For this, he credited the government decision to demonetise high-value currency notes on November 8, 2016.

In the Budget for FY19, the government targeted 19.88 per cent growth for personal I-T and 10.15 per cent growth for corporation tax.

Quoting a plethora of statistics, Jaitley said on his Facebook page in the two years before demonetisation — 2014-15 (FY15) and 2015-16 (FY16) — direct tax collections increased 6.6 per cent and 9 per cent, respectively. Since demonetisation, the increase has been 14.6 per cent in 2016-17 and 18 per cent in 2017-18.

He also said the formalisation of the economy because of demonetisation and the goods and services tax (GST), rolled out in July 2017, had yielded growth in indirect tax collection as well.
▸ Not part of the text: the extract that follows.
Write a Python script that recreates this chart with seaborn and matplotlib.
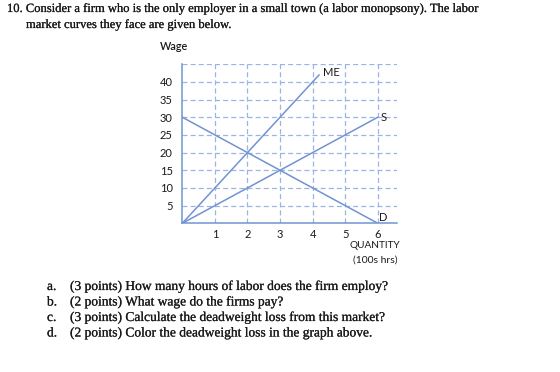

“In FY15, the indirect tax-to-gross domestic product (GDP) ratio was 4.4 per cent. Post-GST (sic), it has climbed up by at least 1 percentage point to 5.4 per cent,” he said in his post, “Impact of Demonetisation”.

He said despite an annual I-T relief of Rs 970 billion to the smaller taxpayers and a Rs 800-billion to the GST assessees, tax collections have gone up.

The finance minister also said the GST had made it increasingly difficult to evade taxes. The indirect tax-to-GDP ratio had gone up to 5.4 per cent since the GST roll-out, from 4.4 per cent in FY15.